Officials from the Fatah faction of Pales­tinian Authority (PA) President Mahmoud Ab­bas have spent recent days openly lashing out against the rival Hamas faction as evidence continued to emerge—acknowledged by the Americans, by the Israelis, and by Fatah offi­cials themselves —that the terror group was linked to last Thursday’s abduction of three Is­raeli teenagers traveling through the West Bank. The crisis comes just a few weeks after Abbas inked a unity pact with Hamas leaders under which they agreed to the formation of a consensus government that would have juris­diction over both the Hamas-dominated Gaza Strip and over Fatah-controlled portions of the West Bank. The subsequent formation of the new cabinet generated substantial controversy and cost Abbas and his international support­ers significant political and diplomatic capital, but eventually Western governments—includ­ing the Obama administration—had decided to continue supporting Ramallah. Washington had in particular worked closely with PA offi­cials to avoid running afoul of U.S. laws restrict­ing aid to governments that include Hamas. Fatah figures are now said to be seething over what they consider to be something between recklessness and betrayal on the part of Ha­mas. Abbas publicly condemned the abduc­tions on Monday. Veteran Arab affairs report­er Avi Issacharoff has since that condemnation published a series of articles quoting Abbas’s allies conveying open anger and promises of retribution.

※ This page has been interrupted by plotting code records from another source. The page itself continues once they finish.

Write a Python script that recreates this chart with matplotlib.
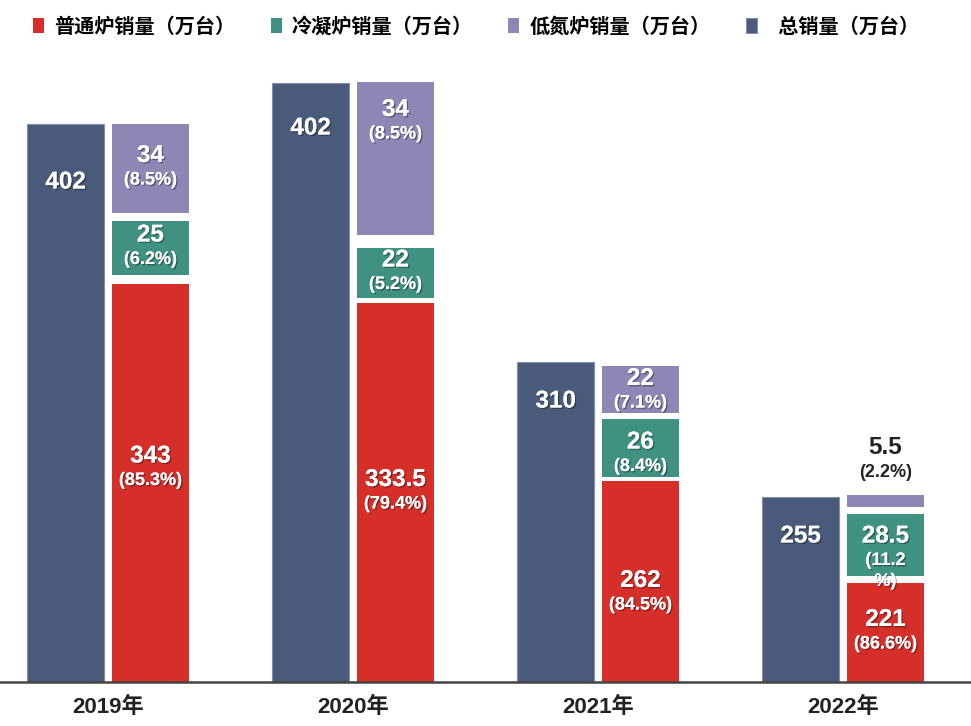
import numpy as np
import matplotlib.pyplot as plt
import matplotlib.patheffects as pe

plt.rcParams['font.family'] = ['Liberation Sans', 'Noto Sans CJK SC', 'DejaVu Sans']

# 数据（标签数值）
years = ['2019年', '2020年', '2021年', '2022年']
total = ['402', '402', '310', '255']
normal = ['343', '333.5', '262', '221']
normal_pct = ['(85.3%)', '(79.4%)', '(84.5%)', '(86.6%)']
cond = ['25', '22', '26', '28.5']
cond_pct = ['(6.2%)', '(5.2%)', '(8.4%)', '(11.2\n%)']
lown = ['34', '34', '22', '5.5']
lown_pct = ['(8.5%)', '(8.5%)', '(7.1%)', '(2.2%)']

# 原图中柱子的显示高度（原图未按比例绘制）
total_h = [558, 599, 320, 185]
normal_h = [398, 379, 201, 99]
cond_h = [54, 50, 58, 62]
lown_h = [89, 153, 47, 12]

names = ['普通炉销量（万台）', '冷凝炉销量（万台）', '低氮炉销量（万台）', '  总销量（万台）']
c_red, c_green, c_purple, c_navy = '#D62F2A', '#3F9282', '#8C87B5', '#4A5A7A'

# 段间白色间隙
gap1 = np.array([9, 5, 4, 7])
gap2 = np.array([8, 13, 6, 7])
w = 0.314
off = 0.173
x = np.arange(len(years))

fig = plt.figure(figsize=(9.71, 7.26), dpi=100)
ax = fig.add_axes([0, 44 / 726, 1, 640 / 726])

b_tot = ax.bar(x - off, total_h, w, color=c_navy, edgecolor='#8290ab', linewidth=0.8)
b_red = ax.bar(x + off, normal_h, w, color=c_red)
bot2 = np.array(normal_h) + gap1
b_grn = ax.bar(x + off, cond_h, w, bottom=bot2, color=c_green)
bot3 = bot2 + np.array(cond_h) + gap2
b_pur = ax.bar(x + off, lown_h, w, bottom=bot3, color=c_purple)

shadow = [pe.withSimplePatchShadow(offset=(1, -1), shadow_rgbFace='k', alpha=0.35), pe.Normal()]

def label(xc, yc, val, pct, color='white', fx=None):
    kw = dict(ha='center', color=color, fontweight='bold', path_effects=fx)
    ax.text(xc, yc + 13, val, va='center', fontsize=17.5, **kw)
    ax.text(xc, yc - 3, pct, va='top', fontsize=13, linespacing=1.3, **kw)

# 总销量标签
tot_off = [58, 45, 39, 39]
for i in range(len(years)):
    ax.text(x[i] - off, total_h[i] - tot_off[i], total[i], ha='center', va='center',
            color='white', fontsize=17.5, fontweight='bold', path_effects=shadow)

# 堆叠柱标签
shift_red = [14, 0, -12, 0]
shift_grn = [0, 0, -7, -4]
shift_pur = [0, 36, -2, 0]
for i in range(len(years)):
    xc = x[i] + off
    label(xc, normal_h[i] / 2 + shift_red[i], normal[i], normal_pct[i], fx=shadow)
    label(xc, bot2[i] + cond_h[i] / 2 + shift_grn[i], cond[i], cond_pct[i], fx=shadow)
    if lown_h[i] < 30:
        top = bot3[i] + lown_h[i]
        label(xc, top + 34, lown[i], lown_pct[i], color='#222222')
    else:
        label(xc, bot3[i] + lown_h[i] / 2 + shift_pur[i], lown[i], lown_pct[i], fx=shadow)

ax.set_xlim(-108 / 245, 863 / 245)
ax.set_ylim(0, 640)
for s in ['top', 'right', 'left']:
    ax.spines[s].set_visible(False)
ax.spines['bottom'].set_color('#444444')
ax.spines['bottom'].set_linewidth(1.8)
ax.set_yticks([])
ax.set_xticks(x)
ax.set_xticklabels(years, fontsize=16, fontweight='bold', color='#222222')
ax.tick_params(axis='x', length=0, pad=11)

fig.legend([b_red, b_grn, b_pur, b_tot], names, loc='center left',
           bbox_to_anchor=(33 / 971, 1 - 27 / 726), ncol=4, frameon=False,
           prop={'size': 14.5, 'weight': 'bold'}, handlelength=0.55, handleheight=0.75,
           handletextpad=0.5, columnspacing=1.75, borderpad=0, borderaxespad=0)

plt.savefig('out.png', dpi=100)
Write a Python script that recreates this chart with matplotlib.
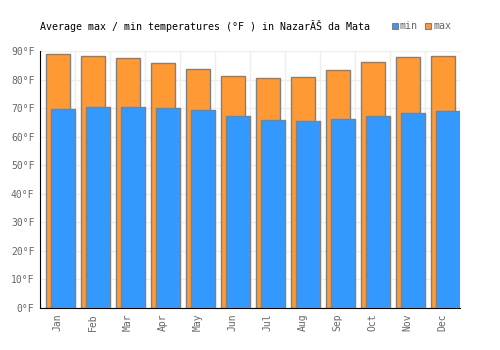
import matplotlib
matplotlib.use("Agg")
import matplotlib.pyplot as plt
import numpy as np

months = ["Jan", "Feb", "Mar", "Apr", "May", "Jun", "Jul", "Aug", "Sep", "Oct", "Nov", "Dec"]
temp_max = [89, 88.2, 87.5, 85.8, 83.7, 81.2, 80.5, 80.9, 83.3, 86.1, 87.9, 88.2]
temp_min = [69.7, 70.4, 70.4, 70.0, 69.3, 67.2, 65.8, 65.5, 66.2, 67.2, 68.3, 69.0]
y_ticks = [0, 10, 20, 30, 40, 50, 60, 70, 80, 90]

BLUE = "#3399ff"
ORANGE = "#ff9933"
EDGE = "#808080"
TXT = "#666666"

plt.rcParams["font.family"] = ["DejaVu Sans Mono"]

fig = plt.figure(figsize=(5, 3.5), dpi=100)
ax = fig.add_axes([0.08, 0.12, 0.84, 0.734])

x = np.arange(len(months))
ax.bar(x + 0.01, temp_max, width=0.67, color=ORANGE, edgecolor=EDGE, linewidth=1, zorder=2)
ax.bar(x + 0.16, temp_min, width=0.70, color=BLUE, edgecolor=EDGE, linewidth=1, zorder=3)

ax.set_xlim(-0.5, len(months) - 0.5)
ax.set_ylim(0, 90)
ax.set_yticks(y_ticks)
ax.set_yticklabels([f"{v}°F" for v in y_ticks], fontsize=7, color=TXT)
ax.set_xticks(x)
ax.set_xticklabels(months, rotation=90, fontsize=7, color=TXT)
ax.tick_params(length=0, pad=4)

ax.set_xticks(np.arange(-0.5, len(months)), minor=True)
ax.grid(True, which="minor", axis="x", color="#eeeeee", linewidth=1, zorder=0)
ax.grid(True, which="major", axis="y", color="#eeeeee", linewidth=1, zorder=0)
ax.tick_params(which="minor", length=0)
ax.set_axisbelow(True)

for s in ("top", "right"):
    ax.spines[s].set_visible(False)
ax.spines["left"].set_color("black")
ax.spines["bottom"].set_color("black")

fig.text(0.08, 0.926, "Average max / min temperatures (°F ) in NazarÃŠ da Mata",
         fontsize=7.2, color="black", va="center", ha="left")
fig.patches.append(plt.Rectangle((0.784, 0.917), 0.012, 0.017, transform=fig.transFigure,
                                 facecolor=BLUE, edgecolor=EDGE, linewidth=0.8))
fig.text(0.800, 0.926, "min", fontsize=7.2, color=TXT, va="center", ha="left")
fig.patches.append(plt.Rectangle((0.850, 0.917), 0.012, 0.017, transform=fig.transFigure,
                                 facecolor=ORANGE, edgecolor=EDGE, linewidth=0.8))
fig.text(0.868, 0.926, "max", fontsize=7.2, color=TXT, va="center", ha="left")

fig.savefig("out.png", dpi=100)
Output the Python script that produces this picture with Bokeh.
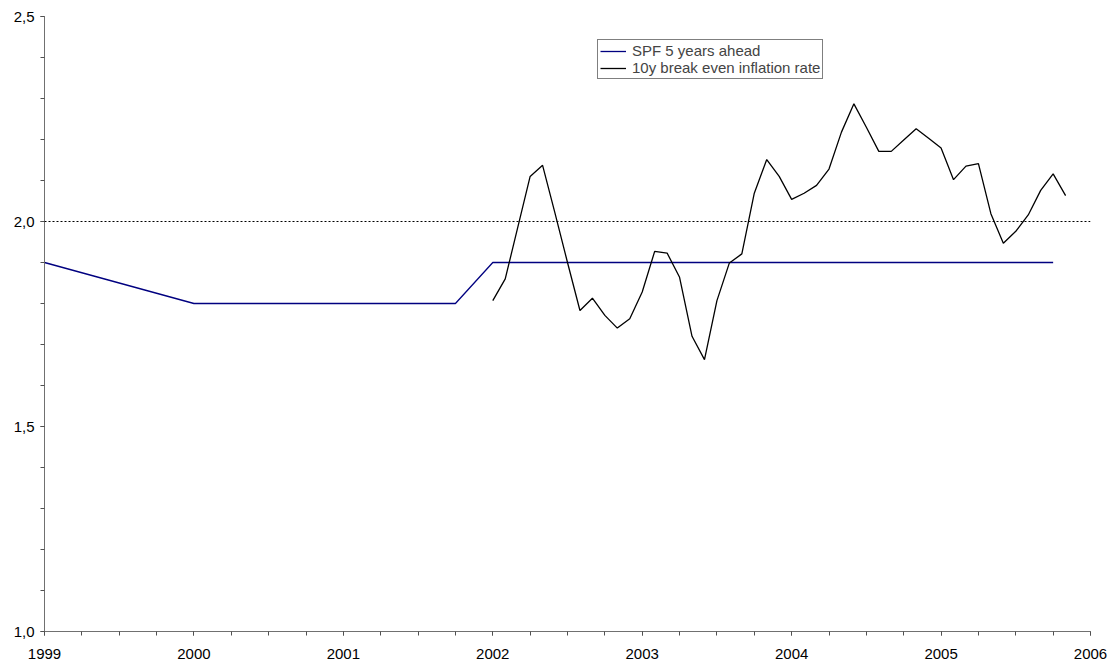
from bokeh.plotting import figure
from bokeh.models import FixedTicker, Span, Legend, LegendItem
from bokeh.embed import file_html
from bokeh.resources import INLINE

# SPF 5 years ahead (decimal year, value)
spf_dates = [1999.0, 2000.0, 2001.75, 2002.0, 2005.75]
spf_values = [1.9, 1.8, 1.8, 1.9, 1.9]

# 10y break even inflation rate, monthly from Jan 2002
bei_start_year = 2002
bei_values = [1.807, 1.860, 1.985, 2.110, 2.137, 2.020, 1.900, 1.783, 1.813, 1.771, 1.740, 1.763,
              1.828, 1.927, 1.923, 1.864, 1.720, 1.663, 1.807, 1.899, 1.921, 2.069, 2.151, 2.110,
              2.054, 2.069, 2.088, 2.128, 2.218, 2.287, 2.230, 2.171, 2.171, 2.199, 2.226, 2.203,
              2.179, 2.102, 2.135, 2.141, 2.019, 1.947, 1.976, 2.016, 2.076, 2.116, 2.063]
bei_dates = [bei_start_year + i / 12 for i in range(len(bei_values))]

reference_level = 2.0

year_ticks = [1999, 2000, 2001, 2002, 2003, 2004, 2005, 2006]
year_labels = ["1999", "2000", "2001", "2002", "2003", "2004", "2005", "2006"]
y_ticks = [1.0, 1.5, 2.0, 2.5]
y_labels = ["1,0", "1,5", "2,0", "2,5"]

FONT = "Liberation Sans"

p = figure(width=1108, height=662, x_range=(1999, 2006), y_range=(1.0, 2.5),
           output_backend="svg", toolbar_location=None,
           min_border_left=44, min_border_right=18, min_border_top=16, min_border_bottom=31)
p.outline_line_color = None
p.xgrid.visible = False
p.ygrid.visible = False
p.background_fill_color = "white"
p.border_fill_color = "white"

# axes
minor_x = [1999 + q / 4 for q in range(0, 29)]
p.xaxis.ticker = FixedTicker(ticks=year_ticks, minor_ticks=minor_x)
p.xaxis.major_label_overrides = {t: l for t, l in zip(year_ticks, year_labels)}
minor_y = [round(1.0 + k / 10, 2) for k in range(16)]
p.yaxis.ticker = FixedTicker(ticks=y_ticks, minor_ticks=minor_y)
p.yaxis.major_label_overrides = {t: l for t, l in zip(y_ticks, y_labels)}

for ax in (p.xaxis[0], p.yaxis[0]):
    ax.axis_line_color = "#707070"
    ax.axis_line_width = 1
    ax.major_tick_line_color = "#505050"
    ax.minor_tick_line_color = "#505050"
    ax.major_tick_in = 0
    ax.minor_tick_in = 0
    ax.major_tick_out = 4
    ax.minor_tick_out = 4
    ax.major_label_text_font = FONT
    ax.major_label_text_font_size = "15px"
    ax.major_label_text_color = "black"
p.xaxis.major_label_standoff = 13
p.yaxis.major_label_standoff = 6

# reference dotted line
p.add_layout(Span(location=reference_level, dimension="width", line_color="black",
                  line_width=1, line_dash="2 2"))

r_spf = p.line(spf_dates, spf_values, line_color="#000080", line_width=1.3)
r_bei = p.line(bei_dates, bei_values, line_color="black", line_width=1.3)

legend = Legend(items=[LegendItem(label="SPF 5 years ahead", renderers=[r_spf]),
                       LegendItem(label="10y break even inflation rate", renderers=[r_bei])],
                location=(553, 552))
legend.label_text_font = FONT
legend.label_text_font_size = "15px"
legend.label_standoff = 6
legend.label_height = 12
legend.glyph_width = 26
legend.glyph_height = 12
legend.spacing = 0
legend.padding = 2
legend.margin = 0
legend.border_line_color = "black"
legend.border_line_width = 1
legend.background_fill_color = "white"
legend.background_fill_alpha = 1
p.add_layout(legend)

open("out.html", "w").write(file_html(p, INLINE))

A Monday afternoon article contained ac­cusations that ‘Hamas was trying to undermine the relative peace in the West Bank and foment unrest against both Israel and the Palestini­an Authority’ and that ‘Hamas will pay a steep price for the kidnapping… in the form of pu­nitive steps with which the PA plans to target Hamas in Gaza.’ A story published by Issacha­roff a few hours later confirmed Hamas’s in­volvement in the abductions and quoted a Fa­tah source insisting that Hamas had promised not to engage in violent operations as a con­dition for the unity pact. The same source em­phasized that “if it becomes clear that Hamas is responsible for the kidnapping and breached the agreement, that would mark the crossing of a red line from our point of view, and we could not maintain the reconciliation status quo.” A day later Issacharoff published an arti­cle seemingly confirming that Fatah had taken steps to roll back the reconciliation.